[start of Record list]
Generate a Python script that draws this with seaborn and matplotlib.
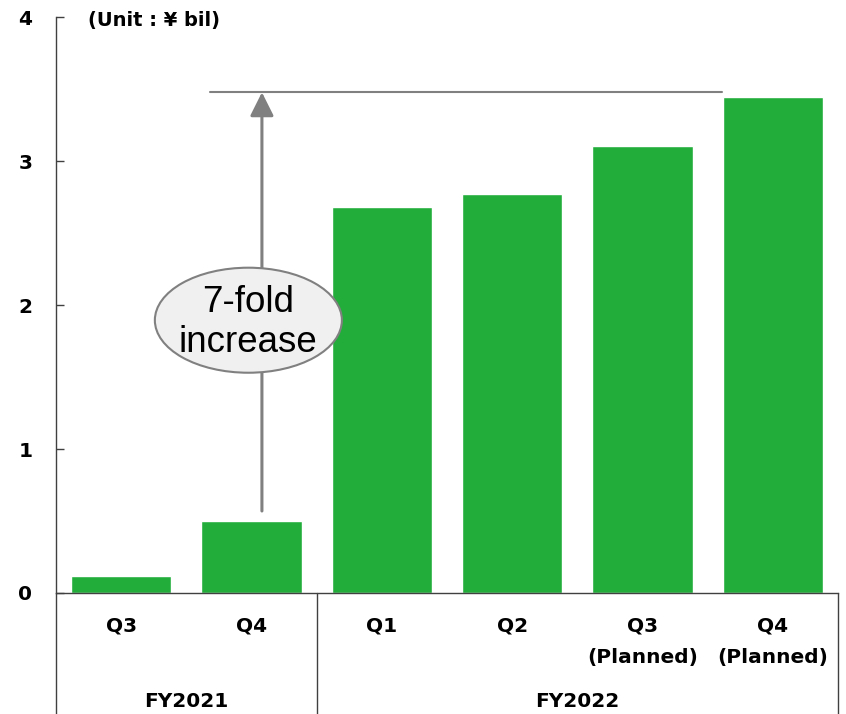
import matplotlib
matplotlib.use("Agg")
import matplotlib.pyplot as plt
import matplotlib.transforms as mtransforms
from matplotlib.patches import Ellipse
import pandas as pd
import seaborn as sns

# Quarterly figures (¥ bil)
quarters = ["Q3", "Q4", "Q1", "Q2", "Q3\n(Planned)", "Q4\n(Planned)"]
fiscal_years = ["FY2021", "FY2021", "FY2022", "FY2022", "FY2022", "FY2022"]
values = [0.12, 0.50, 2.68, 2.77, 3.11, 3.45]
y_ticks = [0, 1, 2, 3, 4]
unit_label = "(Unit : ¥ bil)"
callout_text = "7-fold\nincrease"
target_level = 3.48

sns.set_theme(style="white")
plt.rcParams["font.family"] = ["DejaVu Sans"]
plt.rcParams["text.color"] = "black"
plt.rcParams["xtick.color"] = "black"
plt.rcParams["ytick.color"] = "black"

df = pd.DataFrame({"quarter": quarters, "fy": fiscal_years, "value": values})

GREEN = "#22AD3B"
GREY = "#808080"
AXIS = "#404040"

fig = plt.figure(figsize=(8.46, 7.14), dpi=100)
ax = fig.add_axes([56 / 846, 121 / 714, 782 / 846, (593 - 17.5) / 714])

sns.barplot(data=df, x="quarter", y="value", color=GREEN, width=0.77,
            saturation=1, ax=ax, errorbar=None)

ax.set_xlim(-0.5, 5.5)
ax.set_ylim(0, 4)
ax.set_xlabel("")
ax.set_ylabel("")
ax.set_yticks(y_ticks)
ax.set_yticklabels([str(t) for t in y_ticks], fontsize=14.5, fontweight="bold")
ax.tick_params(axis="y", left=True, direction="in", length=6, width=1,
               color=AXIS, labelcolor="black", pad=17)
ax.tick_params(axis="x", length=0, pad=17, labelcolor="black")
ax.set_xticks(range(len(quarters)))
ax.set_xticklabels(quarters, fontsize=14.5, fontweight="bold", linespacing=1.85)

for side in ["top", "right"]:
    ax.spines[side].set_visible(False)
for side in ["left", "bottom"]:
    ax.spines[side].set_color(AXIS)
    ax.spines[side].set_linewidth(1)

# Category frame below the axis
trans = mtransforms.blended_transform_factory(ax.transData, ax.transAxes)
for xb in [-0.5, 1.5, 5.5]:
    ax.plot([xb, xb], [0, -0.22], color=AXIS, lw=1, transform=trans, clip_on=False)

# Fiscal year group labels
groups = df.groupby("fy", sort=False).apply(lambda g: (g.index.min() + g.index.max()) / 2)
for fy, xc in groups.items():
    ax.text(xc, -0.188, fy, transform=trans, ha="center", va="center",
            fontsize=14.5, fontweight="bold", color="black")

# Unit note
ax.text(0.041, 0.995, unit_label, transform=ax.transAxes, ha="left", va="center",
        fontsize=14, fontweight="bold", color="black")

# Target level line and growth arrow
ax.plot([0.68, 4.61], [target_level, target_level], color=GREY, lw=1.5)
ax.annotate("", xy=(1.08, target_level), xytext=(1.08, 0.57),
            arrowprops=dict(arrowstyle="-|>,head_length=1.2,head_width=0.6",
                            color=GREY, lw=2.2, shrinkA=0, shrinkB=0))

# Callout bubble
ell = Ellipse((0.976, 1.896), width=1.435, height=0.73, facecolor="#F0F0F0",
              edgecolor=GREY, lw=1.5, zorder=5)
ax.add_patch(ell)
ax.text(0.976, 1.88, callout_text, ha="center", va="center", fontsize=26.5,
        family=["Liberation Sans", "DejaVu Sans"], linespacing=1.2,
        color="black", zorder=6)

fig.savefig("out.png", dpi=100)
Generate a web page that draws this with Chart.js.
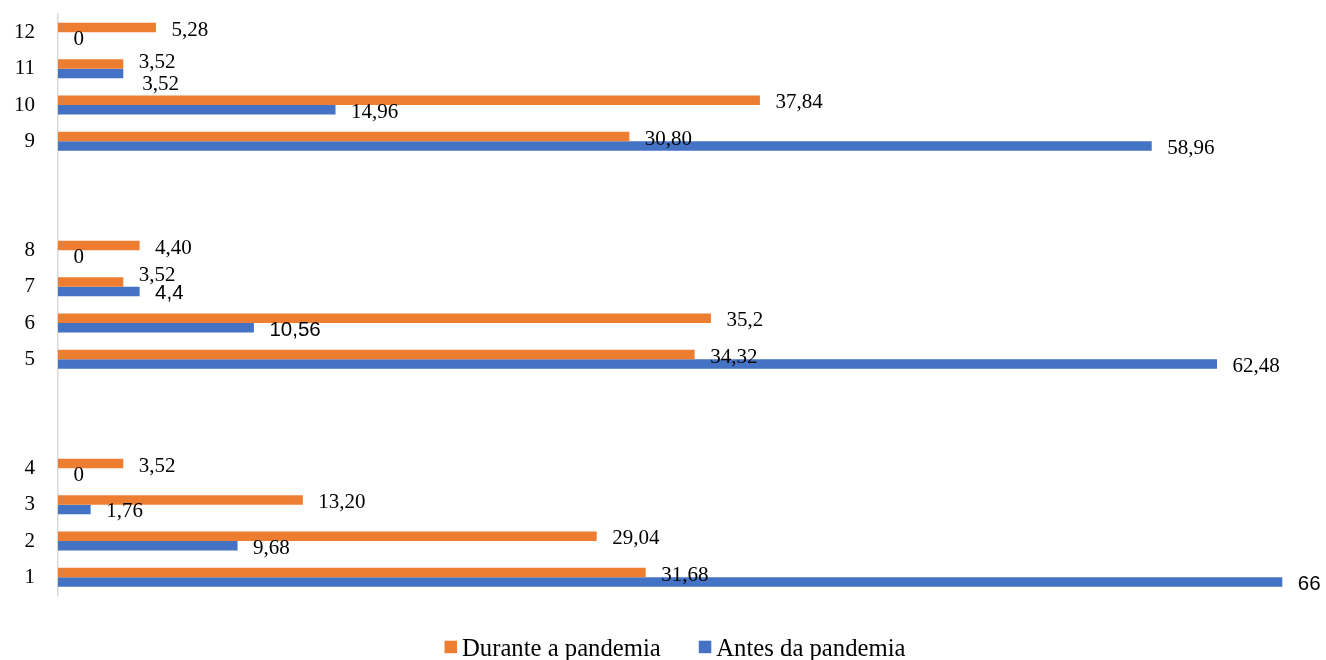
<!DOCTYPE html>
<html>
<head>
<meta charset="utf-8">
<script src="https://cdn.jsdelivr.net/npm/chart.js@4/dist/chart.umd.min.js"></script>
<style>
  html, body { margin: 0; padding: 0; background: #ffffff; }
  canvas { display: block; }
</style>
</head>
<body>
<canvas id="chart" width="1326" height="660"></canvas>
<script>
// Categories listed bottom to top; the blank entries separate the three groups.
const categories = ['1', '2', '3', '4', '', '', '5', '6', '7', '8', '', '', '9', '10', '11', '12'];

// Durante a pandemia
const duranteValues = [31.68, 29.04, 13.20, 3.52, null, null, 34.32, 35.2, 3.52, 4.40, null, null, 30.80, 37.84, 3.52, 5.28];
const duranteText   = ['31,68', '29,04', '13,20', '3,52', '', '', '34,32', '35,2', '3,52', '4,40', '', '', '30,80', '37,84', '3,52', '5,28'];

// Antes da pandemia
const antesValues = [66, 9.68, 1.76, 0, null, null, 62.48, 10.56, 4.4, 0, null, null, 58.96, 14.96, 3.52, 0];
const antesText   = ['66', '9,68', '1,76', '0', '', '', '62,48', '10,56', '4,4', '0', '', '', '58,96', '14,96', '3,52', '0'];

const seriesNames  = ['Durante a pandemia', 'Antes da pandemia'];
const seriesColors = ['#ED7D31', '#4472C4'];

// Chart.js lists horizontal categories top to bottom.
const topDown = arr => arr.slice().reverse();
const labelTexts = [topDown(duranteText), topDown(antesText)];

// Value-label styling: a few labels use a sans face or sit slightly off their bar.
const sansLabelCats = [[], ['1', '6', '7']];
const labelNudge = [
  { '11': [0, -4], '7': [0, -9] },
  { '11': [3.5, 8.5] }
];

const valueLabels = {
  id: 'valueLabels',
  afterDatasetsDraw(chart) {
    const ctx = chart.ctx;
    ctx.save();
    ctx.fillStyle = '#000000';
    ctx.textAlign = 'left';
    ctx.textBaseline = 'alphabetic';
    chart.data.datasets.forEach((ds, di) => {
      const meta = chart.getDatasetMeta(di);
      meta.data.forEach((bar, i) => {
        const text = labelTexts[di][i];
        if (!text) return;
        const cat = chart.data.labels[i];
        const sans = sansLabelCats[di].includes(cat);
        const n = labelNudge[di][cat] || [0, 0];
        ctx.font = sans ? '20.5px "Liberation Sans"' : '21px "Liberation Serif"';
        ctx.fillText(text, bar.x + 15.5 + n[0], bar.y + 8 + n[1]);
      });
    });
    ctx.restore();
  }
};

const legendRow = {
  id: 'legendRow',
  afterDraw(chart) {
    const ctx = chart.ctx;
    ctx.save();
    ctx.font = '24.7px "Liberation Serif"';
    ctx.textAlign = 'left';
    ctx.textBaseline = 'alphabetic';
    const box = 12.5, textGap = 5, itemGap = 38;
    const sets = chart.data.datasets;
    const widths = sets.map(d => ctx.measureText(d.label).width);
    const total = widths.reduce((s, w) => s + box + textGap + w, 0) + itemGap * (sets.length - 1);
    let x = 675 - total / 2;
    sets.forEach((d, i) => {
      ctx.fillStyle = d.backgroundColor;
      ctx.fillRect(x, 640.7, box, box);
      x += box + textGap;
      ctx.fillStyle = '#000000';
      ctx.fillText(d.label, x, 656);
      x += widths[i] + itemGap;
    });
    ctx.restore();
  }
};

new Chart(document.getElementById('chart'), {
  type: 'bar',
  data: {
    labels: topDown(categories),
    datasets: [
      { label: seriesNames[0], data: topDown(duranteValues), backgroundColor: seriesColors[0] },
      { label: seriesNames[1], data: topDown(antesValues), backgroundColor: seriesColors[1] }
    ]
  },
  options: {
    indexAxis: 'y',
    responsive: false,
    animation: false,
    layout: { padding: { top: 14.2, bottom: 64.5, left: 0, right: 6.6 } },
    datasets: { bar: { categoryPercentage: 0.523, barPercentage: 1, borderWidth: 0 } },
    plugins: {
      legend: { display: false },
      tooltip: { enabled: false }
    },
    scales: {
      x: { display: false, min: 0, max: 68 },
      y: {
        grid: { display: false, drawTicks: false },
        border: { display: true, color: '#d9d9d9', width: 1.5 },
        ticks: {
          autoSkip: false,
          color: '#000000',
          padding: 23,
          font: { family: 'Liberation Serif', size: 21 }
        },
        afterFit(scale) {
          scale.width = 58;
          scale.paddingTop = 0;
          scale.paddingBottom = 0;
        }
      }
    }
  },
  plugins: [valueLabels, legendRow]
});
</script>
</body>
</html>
[end of Record list]
* [What to do]
Your task is to repeat the opening line of the entries above and each line after it, ending with the line that has "import seaborn as sns". Do not include the pictures.

* [Exercise response]
Generate a Python script that draws this with seaborn and matplotlib.
import matplotlib
matplotlib.use("Agg")
import matplotlib.pyplot as plt
import matplotlib.transforms as mtransforms
from matplotlib.patches import Ellipse
import pandas as pd
import seaborn as sns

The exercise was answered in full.